Medtronic to buy out Medicrea, seeking spinal surgery boost
- Medtronic announced Wednesday it intends to acquire French spinal surgery technology company Medicrea through an all-cash tender offer. The deal is expected to close by the end of this calendar year and Medtronic expects the deal to boost earnings come fiscal year 2023.
- Medtronic believes the addition of Medicrea’s AI-driven surgical planning tools and 3D-printed personalized spinal implants will bolster its position in spine surgery, which it’s grown since integrating Mazor Robotics over the last year and a half.
- It’s Medtronic’s first publicly announced acquisition since the COVID-19 pandemic took hold. Although Medtronic is facing a drop in sales due to deferred elective procedures in recent months, CEO Geoff Martha has indicated the company won’t abandon its intent to do more tuck-in deals and will look to be opportunistic while asset prices are down.
Medtronic is continuing its streak of bolstering its surgery businesses through M&A and outside partnerships. This year alone, the company announced the acquisition of British surgical tools company Digital Surgery, as well as a licensing and development agreement with Canadian robotics developer Titan Medical.
Similar to the Digital Surgery acquisition, Medtronic’s interest in Medicrea appears to be driven largely by AI capabilities. Among Medicrea’s key products is its UNiD ASI pre-procedure platform for surgeons that the company says uses predictive modeling algorithms to measure and digitally reconstruct a patient’s spine.
Based in Lyon, France, where it 3D prints patient-specific titanium implants, Medicrea says it has 175 employees worldwide, include a contingent in New York City, and has more than 30 FDA-cleared implant products.
Medicrea’s sales in the first half of this year, reported last week, totaled 13.2 million euros, down about 18% from last year. Like other medical device makers, Medicrea cited the impact of deferred elective surgeries due to the pandemic, but said it saw a strong rebound in June procedures and revenues, with sales during June representing sequential improvement of 75% over May and up 3% over the prior year.
Medtronic is putting up 7 euros per Medicrea share, which it said represents a 22% premium over the closing price of the shares on Tuesday, an offer approved by the boards of both companies.

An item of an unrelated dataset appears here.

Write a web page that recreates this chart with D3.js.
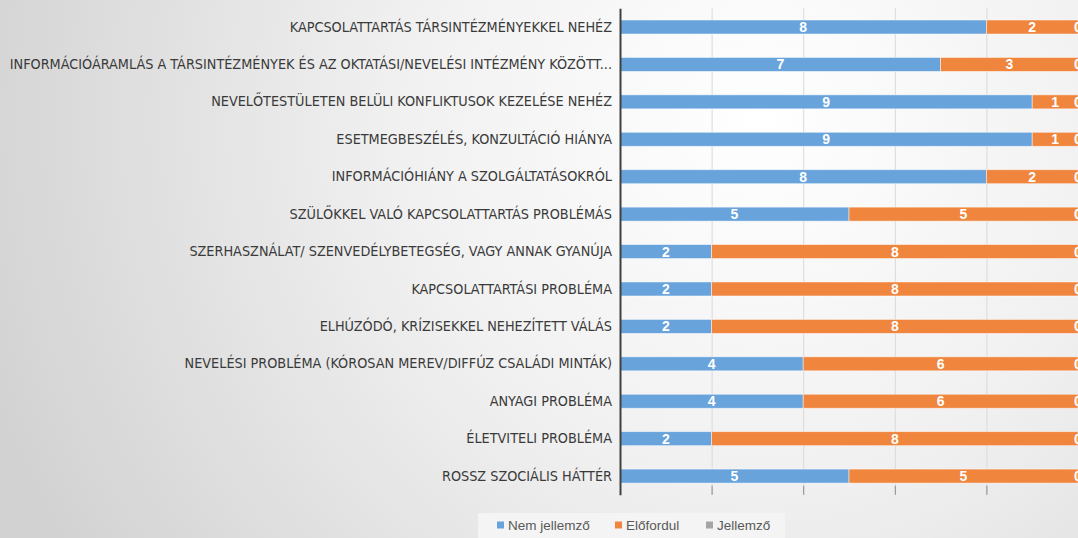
<!DOCTYPE html>
<html lang="hu">
<head>
    <meta charset="UTF-8">
    <title>Problémák</title>
    <script src="https://d3js.org/d3.v7.min.js"></script>
    <style>
        * { margin: 0; padding: 0; box-sizing: border-box; }
        body { width: 1078px; height: 538px; overflow: hidden; background: #fff; }
        svg { display: block; }
    </style>
</head>
<body>
    <div id="chart"></div>
    <script>
        const categories = [
            "KAPCSOLATTARTÁS TÁRSINTÉZMÉNYEKKEL NEHÉZ",
            "INFORMÁCIÓÁRAMLÁS A TÁRSINTÉZMÉNYEK ÉS AZ OKTATÁSI/NEVELÉSI INTÉZMÉNY KÖZÖTT...",
            "NEVELŐTESTÜLETEN BELÜLI KONFLIKTUSOK KEZELÉSE NEHÉZ",
            "ESETMEGBESZÉLÉS, KONZULTÁCIÓ HIÁNYA",
            "INFORMÁCIÓHIÁNY A SZOLGÁLTATÁSOKRÓL",
            "SZÜLŐKKEL VALÓ KAPCSOLATTARTÁS PROBLÉMÁS",
            "SZERHASZNÁLAT/ SZENVEDÉLYBETEGSÉG, VAGY ANNAK GYANÚJA",
            "KAPCSOLATTARTÁSI PROBLÉMA",
            "ELHÚZÓDÓ, KRÍZISEKKEL NEHEZÍTETT VÁLÁS",
            "NEVELÉSI PROBLÉMA (KÓROSAN MEREV/DIFFÚZ CSALÁDI MINTÁK)",
            "ANYAGI PROBLÉMA",
            "ÉLETVITELI PROBLÉMA",
            "ROSSZ SZOCIÁLIS HÁTTÉR"
        ];
        const seriesNames = ["Nem jellemző", "Előfordul", "Jellemző"];
        const nemJellemzo = [8, 7, 9, 9, 8, 5, 2, 2, 2, 4, 4, 2, 5];
        const elofordul   = [2, 3, 1, 1, 2, 5, 8, 8, 8, 6, 6, 8, 5];
        const jellemzo    = [0, 0, 0, 0, 0, 0, 0, 0, 0, 0, 0, 0, 0];
        const xTicks = [0, 2, 4, 6, 8, 10, 12];

        const colors = ["#68a3dc", "#f0853e", "#a5a5a5"];

        const W = 1078, H = 538;
        const plotLeft = 620, plotTop = 8.3, plotBottom = 494.8;

        const rows = categories.map((c, i) => ({
            cat: c,
            [seriesNames[0]]: nemJellemzo[i],
            [seriesNames[1]]: elofordul[i],
            [seriesNames[2]]: jellemzo[i]
        }));
        const stacked = d3.stack().keys(seriesNames)(rows);

        const svg = d3.select("#chart").append("svg")
            .attr("width", W)
            .attr("height", H);

        // background gradient
        const defs = svg.append("defs");
        const grad = defs.append("radialGradient")
            .attr("id", "bg")
            .attr("gradientUnits", "userSpaceOnUse")
            .attr("cx", 760).attr("cy", 120).attr("r", 820);
        grad.append("stop").attr("offset", "0").attr("stop-color", "#ffffff");
        grad.append("stop").attr("offset", "0.45").attr("stop-color", "#f0f0f0");
        grad.append("stop").attr("offset", "1").attr("stop-color", "#d2d2d2");
        svg.append("rect").attr("width", W).attr("height", H).attr("fill", "url(#bg)");

        const x = d3.scaleLinear()
            .domain([0, 10])
            .range([plotLeft, 1078]);

        const y = d3.scaleBand()
            .domain(categories)
            .range([plotTop, plotBottom])
            .paddingInner(0.626)
            .paddingOuter(0.313);

        // gridlines
        svg.append("g")
            .attr("transform", `translate(0,${plotBottom})`)
            .call(d3.axisBottom(x).tickValues(xTicks.slice(1)).tickSize(-(plotBottom - plotTop)).tickFormat(""))
            .call(g => g.select(".domain").remove())
            .selectAll("line")
            .attr("stroke", "#d9d9d9")
            .attr("stroke-width", 1);

        // small tick marks at the bottom
        svg.append("g")
            .attr("transform", `translate(0,${plotBottom})`)
            .call(d3.axisBottom(x).tickValues(xTicks.slice(1)).tickSize(0).tickSizeInner(-9).tickFormat(""))
            .call(g => g.select(".domain").remove())
            .selectAll("line")
            .attr("stroke", "#8c8c8c")
            .attr("stroke-width", 1);

        // bars
        const layer = svg.append("g").selectAll("g")
            .data(stacked)
            .join("g")
            .attr("fill", (d, i) => colors[i]);

        layer.selectAll("rect")
            .data(d => d)
            .join("rect")
            .attr("x", d => x(d[0]))
            .attr("y", d => y(d.data.cat))
            .attr("width", d => x(d[1]) - x(d[0]))
            .attr("height", y.bandwidth())
            .attr("stroke", "rgba(255,255,255,0.6)")
            .attr("stroke-width", 0.8);

        // value labels
        layer.selectAll("text")
            .data(d => d)
            .join("text")
            .attr("x", d => (x(d[0]) + x(d[1])) / 2)
            .attr("y", d => y(d.data.cat) + y.bandwidth() / 2)
            .attr("dy", "0.36em")
            .attr("text-anchor", "middle")
            .attr("fill", "#ffffff")
            .style("font-family", "'Liberation Sans', Arial, sans-serif")
            .style("font-weight", "bold")
            .style("font-size", "14px")
            .text(d => d[1] - d[0]);

        // y axis
        const yAxis = svg.append("g")
            .attr("transform", `translate(${plotLeft},0)`)
            .call(d3.axisLeft(y).tickSize(0).tickPadding(8));
        yAxis.select(".domain")
            .attr("stroke", "#404040")
            .attr("stroke-width", 2);
        yAxis.selectAll("text")
            .attr("fill", "#3a3a3a")
            .style("font-family", "'Liberation Sans Narrow', 'DejaVu Sans Condensed', Arial, sans-serif")
            .style("font-size", "14.3px");

        // legend
        const legend = svg.append("g");
        legend.append("rect")
            .attr("x", 478).attr("y", 513)
            .attr("width", 307).attr("height", 25)
            .attr("fill", "#f4f4f4");
        const legendX = [497, 615, 706];
        seriesNames.forEach((name, i) => {
            const g = legend.append("g").attr("transform", `translate(${legendX[i]},525)`);
            g.append("rect")
                .attr("x", 0).attr("y", -3.5)
                .attr("width", 7).attr("height", 7)
                .attr("fill", colors[i]);
            g.append("text")
                .attr("x", 11).attr("dy", "0.36em")
                .attr("fill", "#595959")
                .style("font-family", "'Liberation Sans', Arial, sans-serif")
                .style("font-size", "13.5px")
                .text(name);
        });
    </script>
</body>
</html>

The tender offer will likely be filed with French regulators in September and will be opened once foreign investment approval is secured in France, but will remain subject to the OK from U.S. regulators, the companies said. The offer won’t be complete until Medtronic gains control of at least two-thirds of Medicrea shares.
The addition of Medicrea follows a big investment in the future of its spinal surgery business via Israeli company Mazor Robotics. Since completing the $1.7 billion acquisition of Mazor at the end of 2018, Medtronic has reported that the use of the surgical platforms has in turn prompted more sales of its spine implants.
Elsewhere in the market, Zimmer Biomet received FDA clearance last year to use its Rosa One robot-assisted surgery platform for minimally invasive and complex spine surgeries, building on the system’s brain and knee applications.
Stryker, whose Mako robot-assisted surgery platform for hip and knee procedures is centered around procedure personalization, has expressed interest in adding a spine application. Stryker also committed to invest up to $500 million last year in two companies, Mobius Imaging and Cardan Robotics, to add intra-operative imaging, robotic surgery and navigation capabilities to its spine division.
As for Medtronic’s in-development soft tissue robot, the company said on its quarterly earnings call in late May that the shift to remote work has delayed certain testing of the technology. Medtronic declined to give an update on its timeline.
Medtronic is scheduled to have a conference call with investors Aug. 25 upon reporting financial results from its first quarter of fiscal 2021.